Все произошло слишком быстро, как то, чего ждешь и чему радуешься. Все произошло не совсем так, как мечталось. А о чем мечталось? Ведь не о возе же битой дичи. Конечно, нет. Просто хотелось, чтобы птицы вообще, а не только те, на которых мы охотимся, наполняли воздух вокруг нас зигзагами своих полетов и шумом неисчислимых голосов, как было это во времена Аксакова.
«Птицы бывало такое множество, что все болота, разливы рек, берега прудов, долины и вражки с весенними ручьями, вспаханные поля - бывали покрыты ею. Стон стоял в воздухе (как говорят крестьяне) от разнородного птичьего писка, свиста, крика и от шума их крыльев, во всех направлениях рассекающих воздух; даже ночью, сквозь оконные рамы, не давал он спать горячему охотнику».
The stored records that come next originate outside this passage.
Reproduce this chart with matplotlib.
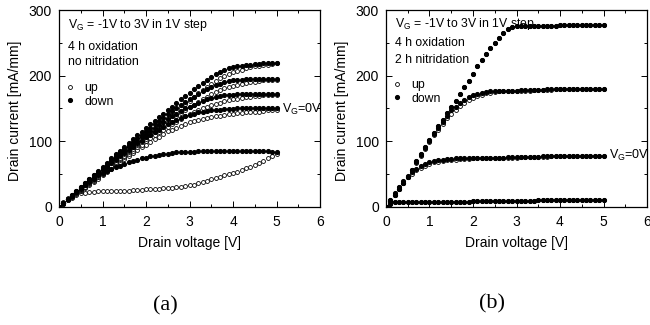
import numpy as np
import matplotlib.pyplot as plt
from matplotlib.lines import Line2D
from matplotlib.ticker import MultipleLocator

plt.rcParams['font.family'] = ['Liberation Sans', 'DejaVu Sans']
plt.rcParams['mathtext.fontset'] = 'custom'
plt.rcParams['mathtext.rm'] = 'Liberation Sans'

# drain voltage sweep [V]
v_drain = [0.0, 0.1, 0.2, 0.3, 0.4, 0.5, 0.6, 0.7, 0.8, 0.9,
           1.0, 1.1, 1.2, 1.3, 1.4, 1.5, 1.6, 1.7, 1.8, 1.9,
           2.0, 2.1, 2.2, 2.3, 2.4, 2.5, 2.6, 2.7, 2.8, 2.9,
           3.0, 3.1, 3.2, 3.3, 3.4, 3.5, 3.6, 3.7, 3.8, 3.9,
           4.0, 4.1, 4.2, 4.3, 4.4, 4.5, 4.6, 4.7, 4.8, 4.9, 5.0]

# (a) 4 h oxidation, no nitridation  -- drain current [mA/mm]
a_down_3 = [0, 6, 12, 18, 24, 30, 36, 43, 49, 55, 61, 67, 74, 80, 86, 92, 98, 103, 109, 114,
            120, 126, 131, 137, 142, 148, 153, 158, 164, 169, 174, 179, 184, 189, 194, 198, 202,
            205, 208, 211, 213, 214, 215, 216, 217, 218, 218, 219, 219, 220, 220]
a_up_3 = [0, 5, 10, 16, 21, 26, 31, 36, 42, 47, 52, 58, 63, 69, 74, 80, 85, 91, 96, 102,
          107, 113, 118, 124, 129, 135, 140, 146, 151, 157, 162, 167, 173, 178, 183, 188, 192,
          196, 199, 202, 205, 207, 209, 211, 213, 214, 215, 216, 217, 218, 219]
a_down_2 = [0, 6, 12, 18, 24, 30, 36, 42, 48, 54, 60, 66, 72, 78, 83, 89, 94, 99, 105, 110,
            115, 120, 126, 131, 136, 141, 146, 151, 155, 160, 164, 168, 172, 176, 180, 183, 186,
            188, 190, 192, 193, 194, 194, 195, 195, 195, 195, 195, 195, 195, 195]
a_up_2 = [0, 5, 10, 15, 21, 26, 31, 36, 41, 46, 51, 56, 62, 67, 73, 78, 83, 88, 94, 99,
          104, 109, 114, 119, 124, 129, 134, 139, 143, 148, 152, 156, 160, 164, 168, 172, 175,
          178, 181, 183, 185, 186, 188, 189, 190, 191, 192, 193, 193, 194, 194]
a_down_1 = [0, 6, 12, 17, 23, 29, 35, 41, 46, 52, 58, 64, 69, 75, 80, 86, 91, 96, 101, 106,
            111, 116, 121, 125, 130, 134, 138, 142, 146, 150, 153, 156, 159, 162, 164, 166, 168,
            169, 170, 171, 171, 172, 172, 172, 172, 172, 172, 172, 172, 172, 172]
a_up_1 = [0, 5, 10, 15, 20, 25, 30, 35, 40, 45, 50, 55, 60, 66, 71, 76, 81, 86, 91, 95,
          100, 105, 109, 114, 118, 122, 126, 130, 134, 138, 141, 144, 147, 150, 153, 155, 157,
          159, 161, 163, 164, 165, 166, 167, 168, 169, 169, 170, 170, 171, 171]
a_down_0 = [0, 6, 12, 17, 23, 29, 34, 40, 45, 51, 56, 61, 67, 72, 77, 82, 87, 92, 97, 101,
            106, 110, 114, 118, 122, 126, 129, 132, 135, 138, 140, 142, 144, 145, 146, 147, 148,
            148, 149, 149, 149, 150, 150, 150, 150, 150, 150, 150, 150, 150, 150]
a_up_0 = [0, 5, 10, 14, 19, 24, 29, 34, 38, 43, 48, 53, 58, 63, 68, 73, 78, 82, 87, 91,
          95, 99, 103, 107, 111, 115, 118, 121, 124, 127, 129, 131, 133, 134, 136, 137, 138,
          139, 140, 141, 142, 143, 143, 144, 144, 145, 145, 146, 147, 147, 148]
a_down_m1 = [0, 6, 12, 17, 23, 28, 33, 38, 43, 48, 52, 55, 58, 61, 63, 65, 68, 70, 72, 74,
             75, 77, 78, 79, 80, 81, 82, 83, 83, 84, 84, 84, 85, 85, 85, 85, 85, 85, 85, 85,
             85, 85, 85, 85, 85, 85, 85, 85, 85, 84, 83]
a_up_m1 = [0, 8, 14, 18, 20, 22, 22, 23, 23, 24, 24, 24, 24, 25, 25, 25, 25, 26, 26, 26,
           27, 27, 28, 28, 29, 29, 29, 30, 31, 32, 33, 34, 36, 38, 40, 42, 44, 46, 48, 50,
           52, 54, 56, 59, 61, 64, 67, 70, 74, 77, 81]

# (b) 4 h oxidation, 2 h nitridation
b_down_2 = [0, 9, 19, 28, 37, 46, 57, 70, 80, 91, 102, 112, 123, 133, 143, 152, 162, 172, 182, 192,
            203, 214, 224, 233, 242, 250, 258, 265, 271, 274, 276, 276, 276, 276, 276, 276, 276,
            276, 276, 276, 277, 277, 277, 277, 277, 277, 277, 277, 277, 277, 277]
b_up_2 = [0, 9, 19, 28, 37, 46, 57, 70, 80, 91, 102, 112, 123, 133, 143, 152, 162, 172, 182, 192,
          203, 214, 224, 233, 242, 250, 258, 265, 271, 274, 276, 276, 276, 276, 276, 276, 276,
          276, 276, 276, 277, 277, 277, 277, 277, 277, 277, 277, 277, 277, 277]
b_down_1 = [0, 9, 19, 28, 37, 46, 57, 68, 79, 90, 101, 111, 121, 130, 139, 147, 153, 158, 163, 167,
            170, 172, 174, 175, 176, 176, 177, 177, 177, 177, 177, 178, 178, 178, 178, 178, 178,
            179, 179, 179, 179, 179, 179, 179, 180, 180, 180, 180, 180, 180, 180]
b_up_1 = [0, 9, 19, 28, 37, 46, 56, 67, 78, 89, 99, 109, 118, 127, 135, 142, 148, 154, 159, 163,
          166, 169, 171, 173, 174, 175, 176, 176, 176, 177, 177, 177, 177, 177, 178, 178, 178,
          178, 178, 179, 179, 179, 179, 179, 179, 180, 180, 180, 180, 180, 180]
b_down_0 = [0, 10, 21, 31, 40, 47, 53, 58, 62, 65, 68, 70, 71, 72, 73, 73, 74, 74, 74, 74,
            75, 75, 75, 75, 75, 75, 75, 75, 76, 76, 76, 76, 76, 76, 76, 76, 77, 77, 77, 77,
            77, 77, 77, 77, 77, 78, 78, 78, 78, 78, 78]
b_up_0 = [0, 10, 20, 30, 38, 45, 51, 56, 60, 63, 66, 68, 69, 70, 71, 72, 72, 73, 73, 73,
          74, 74, 74, 74, 74, 75, 75, 75, 75, 75, 75, 76, 76, 76, 76, 76, 76, 76, 77, 77,
          77, 77, 77, 77, 77, 77, 78, 78, 78, 78, 78]
b_down_m1 = [0, 5, 7, 8, 8, 8, 8, 8, 8, 8, 8, 8, 8, 8, 8, 8, 8, 8, 8, 8,
             9, 9, 9, 9, 9, 9, 9, 9, 9, 9, 9, 9, 9, 9, 9, 10, 10, 10, 10, 10,
             10, 10, 10, 10, 10, 10, 10, 10, 10, 10, 10]
b_up_m1 = [0, 5, 7, 8, 8, 8, 8, 8, 8, 8, 8, 8, 8, 8, 8, 8, 8, 8, 8, 8,
           9, 9, 9, 9, 9, 9, 9, 9, 9, 9, 9, 9, 9, 9, 9, 10, 10, 10, 10, 10,
           10, 10, 10, 10, 10, 10, 10, 10, 10, 10, 10]

a_ups = [a_up_m1, a_up_0, a_up_1, a_up_2, a_up_3]
a_downs = [a_down_m1, a_down_0, a_down_1, a_down_2, a_down_3]
b_ups = [b_up_m1, b_up_0, b_up_1, b_up_2]
b_downs = [b_down_m1, b_down_0, b_down_1, b_down_2]

a_notes = ['4 h oxidation', 'no nitridation']
b_notes = ['4 h oxidation', '2 h nitridation']
vg_text = r'V$_\mathrm{G}$ = -1V to 3V in 1V step'
vg0_text = r'V$_\mathrm{G}$=0V'

W, H = 650, 325
fig = plt.figure(figsize=(6.5, 3.25), dpi=100)
ax_a = fig.add_axes([59 / W, 1 - 207 / H, 261 / W, 197 / H])
ax_b = fig.add_axes([386 / W, 1 - 207 / H, 261 / W, 197 / H])


def draw_panel(ax, ups, downs, notes, vg0_y, ys):
    for u in ups:
        ax.plot(v_drain, u, 'o', ls='none', ms=2.8, mfc='white', mec='black', mew=0.6)
    for d in downs:
        ax.plot(v_drain, d, 'o', ls='none', ms=2.7, color='black')

    ax.set_xlim(0, 6)
    ax.set_ylim(0, 300)
    ax.xaxis.set_major_locator(MultipleLocator(1))
    ax.xaxis.set_minor_locator(MultipleLocator(0.5))
    ax.yaxis.set_major_locator(MultipleLocator(100))
    ax.yaxis.set_minor_locator(MultipleLocator(50))
    ax.tick_params(which='both', direction='in', top=True, right=True, width=0.7)
    ax.tick_params(which='major', length=4, labelsize=10)
    ax.tick_params(which='minor', length=2)
    ax.tick_params(axis='x', pad=6)
    ax.tick_params(axis='y', pad=5)
    for s in ax.spines.values():
        s.set_linewidth(0.9)

    ax.text(0.5, -0.183, 'Drain voltage [V]', transform=ax.transAxes,
            ha='center', va='center', fontsize=10)
    ax.text(-0.17, 0.49, 'Drain current [mA/mm]', transform=ax.transAxes,
            ha='center', va='center', rotation=90, fontsize=10)

    ax.text(0.034, ys[0], vg_text, transform=ax.transAxes, ha='left', va='center', fontsize=8.8)
    ax.text(0.034, ys[1], notes[0], transform=ax.transAxes, ha='left', va='center', fontsize=8.8)
    ax.text(0.034, ys[2], notes[1], transform=ax.transAxes, ha='left', va='center', fontsize=8.8)

    handles = [Line2D([], [], marker='o', ls='none', ms=2.8, mfc='white', mec='black', mew=0.6),
               Line2D([], [], marker='o', ls='none', ms=2.7, color='black')]
    ax.legend(handles, ['up', 'down'], loc='upper left', bbox_to_anchor=(0.0, ys[3]),
              frameon=False, fontsize=8.8, handlelength=0.8, handletextpad=0.8,
              labelspacing=0.12, borderaxespad=0.3, borderpad=0.2)

    ax.text(5.12, vg0_y, vg0_text, ha='left', va='center', fontsize=9)


draw_panel(ax_a, a_ups, a_downs, a_notes, 148, [0.924, 0.814, 0.738, 0.665])
draw_panel(ax_b, b_ups, b_downs, b_notes, 78, [0.929, 0.83, 0.746, 0.68])

fig.text(165 / W, 1 - 306 / H, '(a)', ha='center', va='center', fontsize=16,
         family=['Liberation Serif', 'DejaVu Serif'])
fig.text(492 / W, 1 - 304 / H, '(b)', ha='center', va='center', fontsize=16,
         family=['Liberation Serif', 'DejaVu Serif'])

fig.savefig('out.png', dpi=100)
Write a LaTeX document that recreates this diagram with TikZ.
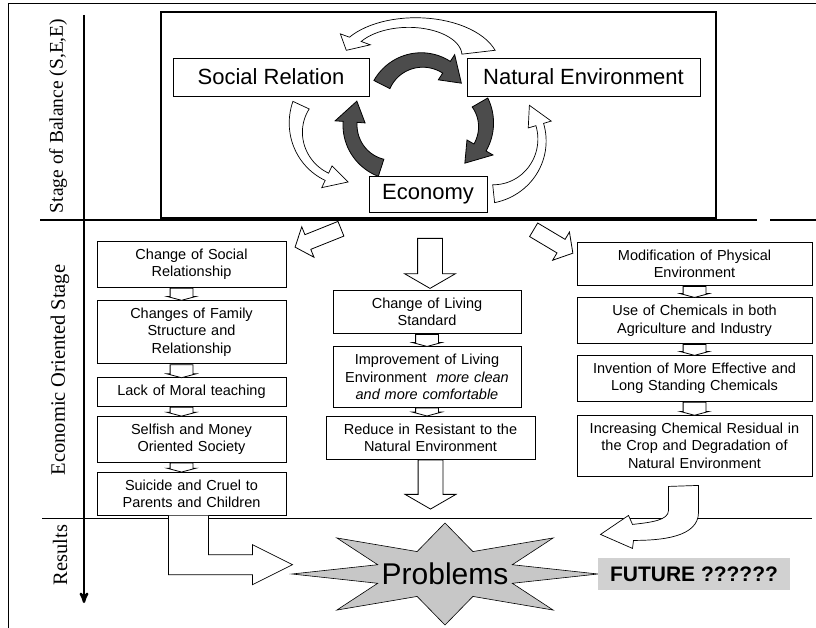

Так писал знаменитый охотничий писатель, не подозревая, до чего дойдет этот рост спустя всего лишь каких-то 150 лет. При этом число охотников постоянно уменьшается, да и охотятся они так мало, с такими ограничениями, которые и не снились Аксакову. Но несмотря на все усилия по запретам и охране, положение не улучшается. Птица и зверь не может жить и кормиться на асфальте, которым все больше укрывают землю.
Да, можно разводить кабанов в небольшом лесочке, откармливая их зерном. Да, кряква, в том числе и из окрестностей, приживается в больших городах, где есть вода. Но это не дикий зверь, это не свободная птица. Последних становится все меньше. А то людское население, о росте которого говорил еще Аксаков, из-за которого оголяются берега и мутнеют реки, пытается во всем обвинить самую незначительную свою часть - охотников. Тех, кто больше всего желает сохранить первозданную природу и много усилий прикладывает для этого. Жалкие попытки мнимых ее защитников свалить все с больной головы на здоровую особенно пагубны для природы. Это подтверждают Красные книги, которые становятся все объемнее, но в итоге никого не спасают.